The perpetrator is an otherwise engaging young musician from Yonkers named Walter Murphy, who, before A Fifth, was probably doomed to go down in history as the piano accompanist of Peter Lemongello. In fairness to Murphy, he had previously also, by the age of 24, done Tonight Show arrangements for Doc Severinsen and composed (with no help from Beethoven) commercial jingles for Lady Arrow shirts, Revlon and Woolworth's. Naturally, Walter had classical training and was a boy organ prodigy. Over the objections of his real estate agent father ("He wanted me to be a doctor or lawyer—or something you can depend on"), Murphy enrolled in the Manhattan School of Music.
When they were both 20, Murphy married his wife, Laurie, who worked in the plastics industry until her at least temporary retirement a few weeks ago.

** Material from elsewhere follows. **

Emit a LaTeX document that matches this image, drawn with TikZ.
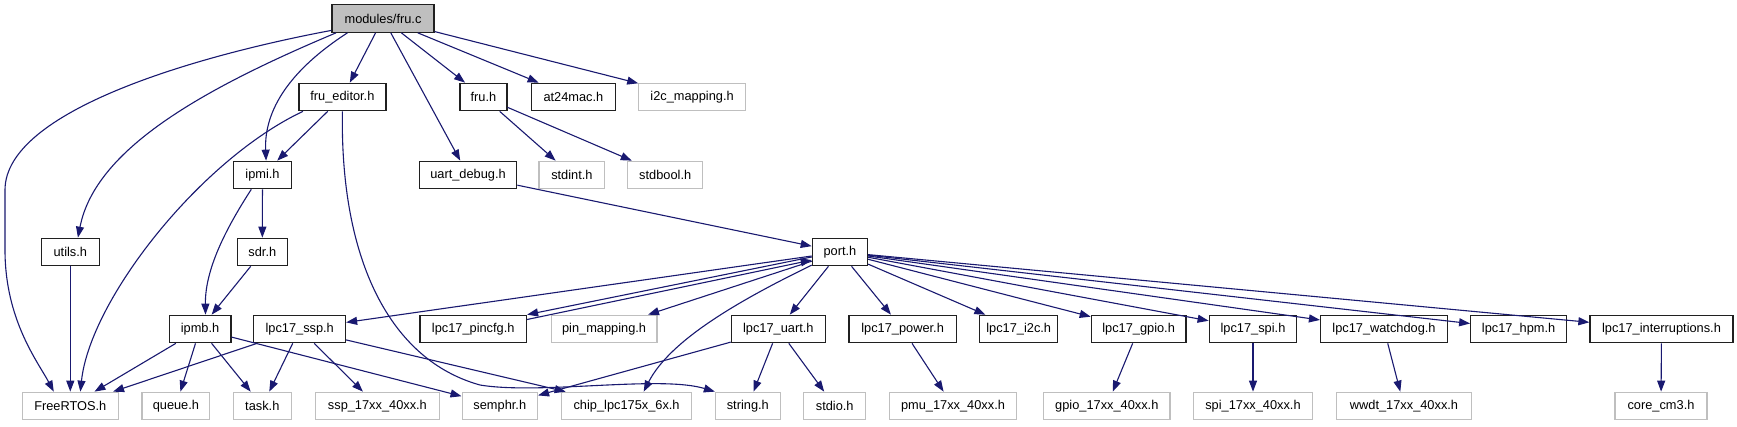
\documentclass[tikz,border=0pt]{standalone}
\usepackage{fontspec}
\setmainfont{Liberation Sans}
\usetikzlibrary{arrows.meta}
\definecolor{edgecol}{HTML}{191970}
\definecolor{greyb}{HTML}{BFBFBF}
\definecolor{bord}{HTML}{202020}
\tikzset{
  box/.style={draw=bord, line width=1.2pt, fill=white, inner sep=0pt, minimum height=27.5pt, font=\fontsize{12.8}{15}\selectfont, text=black},
  ext/.style={box, draw=greyb},
  root/.style={box, fill=greyb},
  edge/.style={draw=edgecol, line width=1.1pt, -{Triangle[length=11pt,width=8pt]}, shorten >=0pt}
}
\begin{document}
\begin{tikzpicture}[x=1pt,y=-1pt]
\fill[white] (0,0) rectangle (1737,427);
\useasboundingbox (0,0) rectangle (1737,427);
% row 0
\node[root, minimum width=102] (fru) at (383,18.5) {modules/fru.c};
% row 1
\node[box, minimum width=87] (fruedit) at (342.4,97) {fru\_editor.h};
\node[box, minimum width=47] (fruh) at (483.4,97) {fru.h};
\node[box, minimum width=83.5] (at24) at (573.4,97) {at24mac.h};
\node[ext, minimum width=106.6] (i2cmap) at (692.1,97) {i2c\_mapping.h};
% row 2
\node[box, minimum width=57.4] (ipmi) at (262.5,175) {ipmi.h};
\node[box, minimum width=97.6] (uartdbg) at (468,175) {uart\_debug.h};
\node[ext, minimum width=65.8] (stdint) at (571.9,175) {stdint.h};
\node[ext, minimum width=75] (stdbool) at (665.2,175) {stdbool.h};
% row 3
\node[box, minimum width=57.7] (utils) at (70.3,252) {utils.h};
\node[box, minimum width=50.4] (sdr) at (262.3,252) {sdr.h};
\node[box, minimum width=55.2] (port) at (839.9,252) {port.h};
% row 4
\node[box, minimum width=61.8] (ipmb) at (200,329) {ipmb.h};
\node[box, minimum width=91.7] (ssp) at (299.7,329) {lpc17\_ssp.h};
\node[box, minimum width=106.6] (pincfg) at (473.2,329) {lpc17\_pincfg.h};
\node[ext, minimum width=105.8] (pinmap) at (604.1,329) {pin\_mapping.h};
\node[box, minimum width=94] (uart) at (778.3,329) {lpc17\_uart.h};
\node[box, minimum width=107.2] (power) at (902.6,329) {lpc17\_power.h};
\node[box, minimum width=77.7] (i2c) at (1018.7,329) {lpc17\_i2c.h};
\node[box, minimum width=94.6] (gpio) at (1138.6,329) {lpc17\_gpio.h};
\node[box, minimum width=87.6] (spi) at (1253,329) {lpc17\_spi.h};
\node[box, minimum width=126.9] (wdog) at (1384,329) {lpc17\_watchdog.h};
\node[box, minimum width=95.8] (hpm) at (1518.6,329) {lpc17\_hpm.h};
\node[box, minimum width=143.1] (intr) at (1661.5,329) {lpc17\_interruptions.h};
% row 5
\node[ext, minimum width=96.2] (freertos) at (70.3,406) {FreeRTOS.h};
\node[ext, minimum width=67.7] (queue) at (175.9,406) {queue.h};
\node[ext, minimum width=57.8] (task) at (262.3,406) {task.h};
\node[ext, minimum width=124.3] (sspx) at (377.4,406) {ssp\_17xx\_40xx.h};
\node[ext, minimum width=75.4] (semphr) at (499.8,406) {semphr.h};
\node[ext, minimum width=130.1] (chip) at (626.6,406) {chip\_lpc175x\_6x.h};
\node[ext, minimum width=64.7] (string) at (747.8,406) {string.h};
\node[ext, minimum width=61.8] (stdio) at (834.7,406) {stdio.h};
\node[ext, minimum width=127.3] (pmu) at (953,406) {pmu\_17xx\_40xx.h};
\node[ext, minimum width=126.4] (gpiox) at (1106.8,406) {gpio\_17xx\_40xx.h};
\node[ext, minimum width=119.5] (spix) at (1253,406) {spi\_17xx\_40xx.h};
\node[ext, minimum width=134.3] (wwdt) at (1404,406) {wwdt\_17xx\_40xx.h};
\node[ext, minimum width=92] (core) at (1661,406) {core\_cm3.h};
% edges from fru.c
\draw[edge] (fru.193) .. controls (200,55) and (5,110) .. (5,190) -- (5,250) .. controls (5,320) and (38,362) .. (freertos.139);
\draw[edge] (fru.197) .. controls (200,90) and (95,150) .. (utils.62);
\draw[edge] (fru.202) .. controls (290,70) and (264,110) .. (ipmi.76);
\draw[edge] (fru) -- (fruedit);
\draw[edge] (fru) -- (uartdbg);
\draw[edge] (fru) -- (fruh);
\draw[edge] (fru) -- (at24);
\draw[edge] (fru) -- (i2cmap);
% fru_editor
\draw[edge] (fruedit) -- (ipmi);
\draw[edge] (fruedit.200) .. controls (200,160) and (90,300) .. (freertos.55);
\draw[edge] (fruedit.south) .. controls (340,260) and (390,360) .. (480,385) .. controls (540,395) and (660,375) .. (string.north west);
% fru.h
\draw[edge] (fruh) -- (stdint);
\draw[edge] (fruh) -- (stdbool);
% ipmi
\draw[edge] (ipmi) -- (sdr);
\draw[edge] (ipmi.232) .. controls (225,230) and (205,270) .. (ipmb.69);
\draw[edge] (sdr) -- (ipmb);
\draw[edge] (utils) -- (freertos);
\draw[edge] (uartdbg) -- (port);
% ipmb
\draw[edge] (ipmb) -- (freertos);
\draw[edge] (ipmb) -- (queue);
\draw[edge] (ipmb) -- (task);
\draw[edge] (ipmb) -- (semphr);
% ssp
\draw[edge] (ssp) -- (freertos);
\draw[edge] (ssp) -- (task);
\draw[edge] (ssp) -- (sspx);
\draw[edge] (ssp) -- (chip);
% port
\draw[edge] (port) -- (ssp);
\draw[edge] (port.190) -- (pincfg.north east);
\draw[edge] (pincfg.10) -- (port.196);
\draw[edge] (port) -- (pinmap);
\draw[edge] (port.205) .. controls (740,300) and (670,340) .. (chip.40);
\draw[edge] (port) -- (uart);
\draw[edge] (port) -- (power);
\draw[edge] (port) -- (i2c);
\draw[edge] (port) -- (gpio);
\draw[edge] (port) -- (spi);
\draw[edge] (port) -- (wdog);
\draw[edge] (port) -- (hpm);
\draw[edge] (port) -- (intr);
% lower
\draw[edge] (uart) -- (semphr);
\draw[edge] (uart) -- (string);
\draw[edge] (uart) -- (stdio);
\draw[edge] (power) -- (pmu);
\draw[edge] (gpio) -- (gpiox);
\draw[edge] (spi) -- (spix);
\draw[edge] (wdog) -- (wwdt);
\draw[edge] (intr) -- (core);
\end{tikzpicture}
\end{document}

On projected royalties of A Fifth (fortunately there is no composer around to take his cut), the Murphys have moved out of their two-room apartment and into a rented ranch house in the same Westchester neighborhood. Walter, whose next ambition is a movie score, feels no Weltschmerz over it all and finds "it's really sad that the kids today can only relate to Beethoven via a rock version of his music. I keep hoping," he professes, "that maybe if they've heard this much of his symphony, they'll go out and buy the original."
If the Lord is indeed merciful, Beethoven's hearing has not been restored in the hereafter. Possibly it was justifiable to lift the first four notes of Ludwig's Fifth Symphony (duh-duh-duh-dum) for the inspirational V-for-Victory theme of World War II. But ever since it's been strictly V for Venality. Like, for example, the Vanquish headache pill commercial, and, ubiquitously these days, a danceable disco-beat rendition, cutely titled A Fifth of Beethoven, that just turned gold after 16 weeks on the charts.